F1 24 is the game I logged more hours in than I expected to. It landed in a strange place in the series — not quite as polished as what came before it in some areas, genuinely excellent in others — but for wheel users on PC, it represented a meaningful step forward in how the cars actually behave under your hands.

F1 24 — wheel-to-wheel racing

The adaptive setup system was the thing people talked about at launch, and for good reason. Instead of sitting in setup menus for an hour trying to tune your car to a track you’ve never raced before, F1 24 lets you run a few laps with your preferred style and generates a setup tailored to how you actually drive. For sim racers who aren’t aerodynamics engineers, this is a genuinely useful tool. My T300RS has benefited from it at tracks where I historically struggled.

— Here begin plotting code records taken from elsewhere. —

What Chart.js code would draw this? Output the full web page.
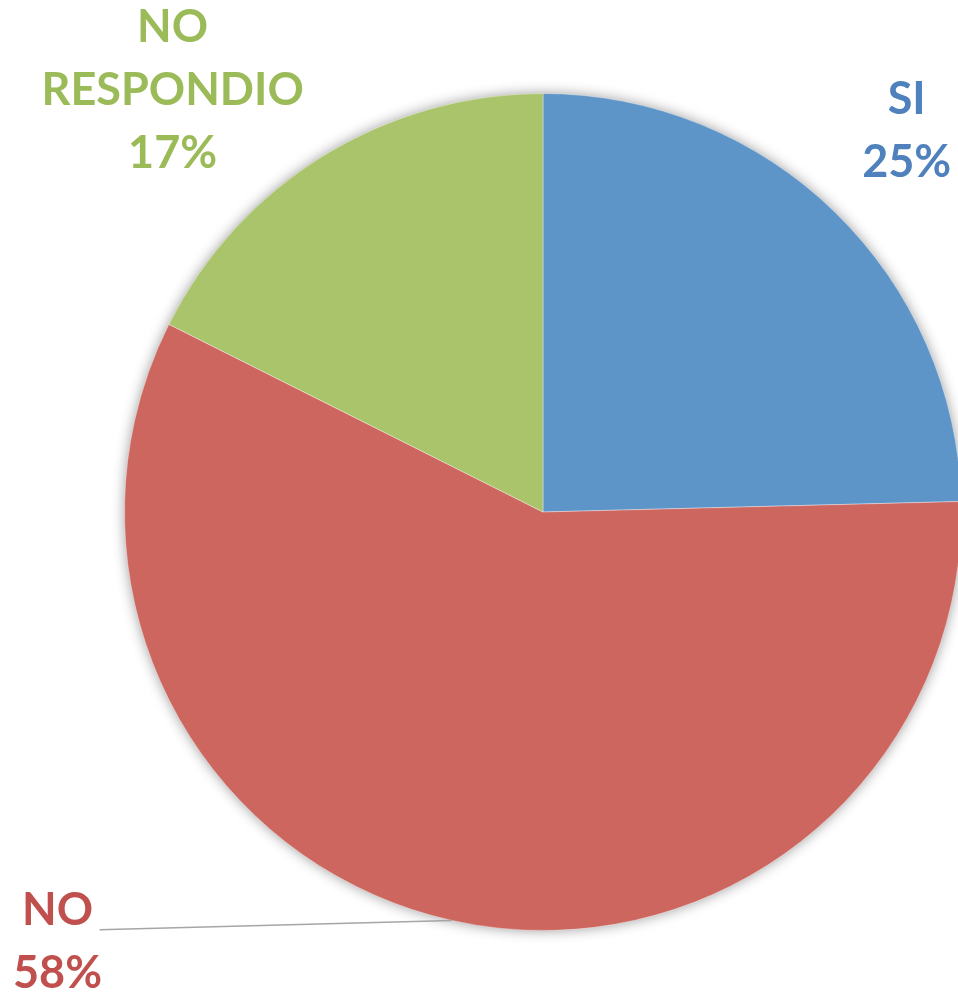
<!DOCTYPE html>
<html>
<head>
<meta charset="utf-8">
<script src="https://cdn.jsdelivr.net/npm/chart.js@4/dist/chart.umd.min.js"></script>
<style>
  html, body { margin: 0; padding: 0; background: #ffffff; overflow: hidden; width: 958px; height: 993px; }
  #wrap { position: absolute; left: 0; top: 0; width: 1087px; height: 993px; }
</style>
</head>
<body>
<div id="wrap"><canvas id="c"></canvas></div>
<script>
// ---- data ----
const categories = ['SI', 'NO', 'NO RESPONDIO'];
const values = [24.6, 57.8, 17.6];
const percentLabels = ['25%', '58%', '17%'];
const labelLines = [['SI'], ['NO'], ['NO', 'RESPONDIO']];

// ---- styling ----
const sliceColors = ['#5E95C8', '#CD665F', '#AAC46B'];
const textColors = ['#4F81BD', '#C0504D', '#9BBB59'];
// label anchor (first baseline, centre x) as multiples of radius from centre
const labelAnchors = [[0.869, -0.950], [-1.160, 0.986], [-0.885, -1.124]];
const lineHeight = 63;

const shadowPlugin = {
  id: 'shadowPlugin',
  beforeDatasetsDraw(chart) {
    const arc = chart.getDatasetMeta(0).data[0];
    if (!arc) return;
    const ctx = chart.ctx;
    ctx.save();
    ctx.shadowColor = 'rgba(0,0,0,0.45)';
    ctx.shadowBlur = 14;
    ctx.beginPath();
    ctx.arc(arc.x, arc.y, arc.outerRadius - 1, 0, Math.PI * 2);
    ctx.fillStyle = '#ffffff';
    ctx.fill();
    ctx.restore();
  }
};

const labelPlugin = {
  id: 'labelPlugin',
  afterDatasetsDraw(chart) {
    const meta = chart.getDatasetMeta(0);
    const ctx = chart.ctx;
    ctx.save();
    ctx.font = 'bold 45px Lato, "Open Sans", sans-serif';
    ctx.textAlign = 'center';
    ctx.textBaseline = 'alphabetic';
    meta.data.forEach((arc, i) => {
      const r = arc.outerRadius;
      const x = arc.x + labelAnchors[i][0] * r;
      const y = arc.y + labelAnchors[i][1] * r;
      const lines = labelLines[i].concat([percentLabels[i]]);
      ctx.fillStyle = textColors[i];
      lines.forEach((t, k) => ctx.fillText(t, x, y + k * lineHeight));
      if (i === 1) {
        // leader line from label to slice edge midpoint
        const mid = (arc.startAngle + arc.endAngle) / 2;
        const ex = arc.x + Math.cos(mid) * r;
        const ey = arc.y + Math.sin(mid) * r;
        ctx.beginPath();
        ctx.moveTo(x + 42, y + 5);
        ctx.lineTo(ex, ey);
        ctx.strokeStyle = '#A6A6A6';
        ctx.lineWidth = 1.5;
        ctx.stroke();
      }
    });
    ctx.restore();
  }
};

new Chart(document.getElementById('c'), {
  type: 'pie',
  data: {
    labels: categories,
    datasets: [{
      data: values,
      backgroundColor: sliceColors,
      borderColor: 'rgba(255,255,255,0.35)',
      borderWidth: 1
    }]
  },
  options: {
    responsive: true,
    maintainAspectRatio: false,
    animation: false,
    layout: { padding: { left: 124, right: 125, top: 93, bottom: 62 } },
    plugins: { legend: { display: false }, tooltip: { enabled: false } }
  },
  plugins: [shadowPlugin, labelPlugin]
});
</script>
</body>
</html>
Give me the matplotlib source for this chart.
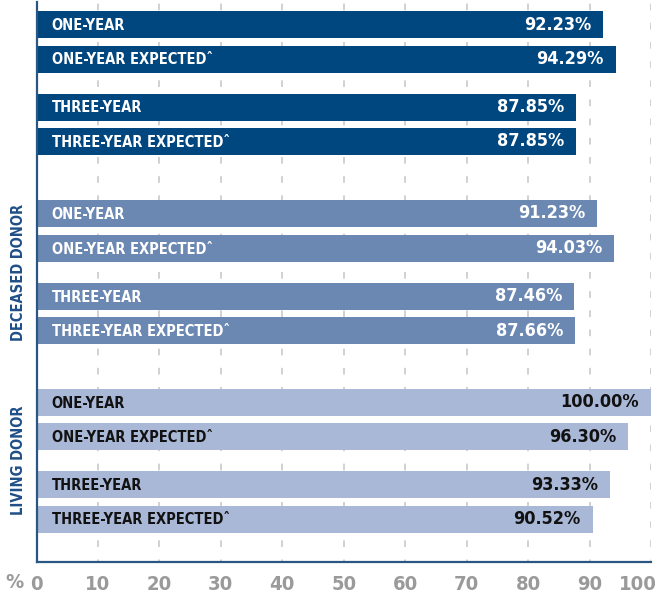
import matplotlib
matplotlib.use("Agg")
import matplotlib.pyplot as plt
import matplotlib.transforms as mtransforms

plt.rcParams['lines.scale_dashes'] = False

# ---- data ----
groups = ["", "DECEASED DONOR", "LIVING DONOR"]
categories = ["ONE-YEAR", "ONE-YEAR EXPECTEDˆ", "THREE-YEAR", "THREE-YEAR EXPECTEDˆ"]
all_values = [92.23, 94.29, 87.85, 87.85]
deceased_values = [91.23, 94.03, 87.46, 87.66]
living_values = [100.00, 96.30, 93.33, 90.52]
value_labels = [
    ["92.23%", "94.29%", "87.85%", "87.85%"],
    ["91.23%", "94.03%", "87.46%", "87.66%"],
    ["100.00%", "96.30%", "93.33%", "90.52%"],
]
xticks = [0, 10, 20, 30, 40, 50, 60, 70, 80, 90, 100]

# ---- style ----
colors = ["#00467f", "#6b88b3", "#a9b8d6"]
text_colors = ["white", "white", "#111111"]
spine_color = "#2a5684"
grid_color = "#c9c9c9"
tick_color = "#9a9a9a"
FONT = dict(family="DejaVu Sans", stretch="condensed", weight="bold")

fig = plt.figure(figsize=(6.59, 5.93), dpi=100)
W, H = 659, 593
ax = fig.add_axes([36.5 / W, (H - 562) / H, (651 - 36.5) / W, (562 - 2) / H])

# layout (pixel-like units)
within = [0, 34.5, 82.5, 117.0]
group_start = [22.5, 211.5, 400.0]
bar_h = 27

series = [all_values, deceased_values, living_values]
for gi, vals in enumerate(series):
    ys = [group_start[gi] + o for o in within]
    ax.barh(ys, vals, height=bar_h, color=colors[gi], zorder=2)
    for y, v, cat, lab in zip(ys, vals, categories, value_labels[gi]):
        ax.annotate(cat, xy=(0, y), xytext=(15, -1), textcoords="offset pixels",
                    ha="left", va="center", color=text_colors[gi], fontsize=10.5,
                    zorder=3, **FONT)
        ax.annotate(lab, xy=(v, y), xytext=(-12, 0), textcoords="offset pixels",
                    ha="right", va="center", color=text_colors[gi], fontsize=13,
                    zorder=3, **FONT)
    if groups[gi]:
        center = ys[0] + (ys[-1] - ys[0]) / 2
        ax.text(-18 / 6.145, center, groups[gi], rotation=90, ha="center", va="center",
                color="#1f4f86", fontsize=10.5, clip_on=False, **FONT)

ax.set_xlim(0, 100)
ax.set_ylim(560, 0)

for x in xticks[1:]:
    ax.axvline(x, color=grid_color, lw=1.2, ls=(3, (4.8, 9.0)), zorder=1)

ax.set_xticks(xticks)
ax.set_xticklabels([str(t) for t in xticks], color=tick_color, fontsize=14.5, **FONT)
ax.tick_params(axis="x", length=0, pad=9)
lbl = ax.get_xticklabels()[-1]
lbl.set_horizontalalignment("right")
lbl.set_transform(lbl.get_transform() + mtransforms.ScaledTranslation(6 / 100, 0, fig.dpi_scale_trans))
ax.set_yticks([])

for s in ["top", "right"]:
    ax.spines[s].set_visible(False)
for s in ["left", "bottom"]:
    ax.spines[s].set_color(spine_color)
    ax.spines[s].set_linewidth(1.6)

fig.text(14 / W, 1 - 582 / H, "%", ha="center", va="center", color=tick_color,
         fontsize=14.5, **FONT)

fig.savefig("out.png", dpi=100)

The tyre model in F1 24 was controversial at launch — tyres felt almost too aggressive in how quickly they degraded — but subsequent patches brought it to a more realistic place. I actually enjoyed the mid-race tyre conservation demands. Having to manage pace, not just maximise it, added a layer of decision-making that made the career seasons more engaging.

F1 24 cockpit view and race atmosphere

Career mode saw the return of the two-player career, which I’d been waiting for. Racing a friend through a full championship — with our own teams, our own contracts, our own rivalries — is exactly the kind of mode the F1 series needs more of. The AI driver ratings system, where real F1 drivers are rated and update based on their real season performance, was a nice touch.

Compared to F1 25, F1 24 feels like the prototype. But taken on its own terms, it’s a solid F1 game with good wheel support and a career mode that kept me busy through an entire season. If F1 25 has made you curious about the series, F1 24 is still worth playing to understand where it came from.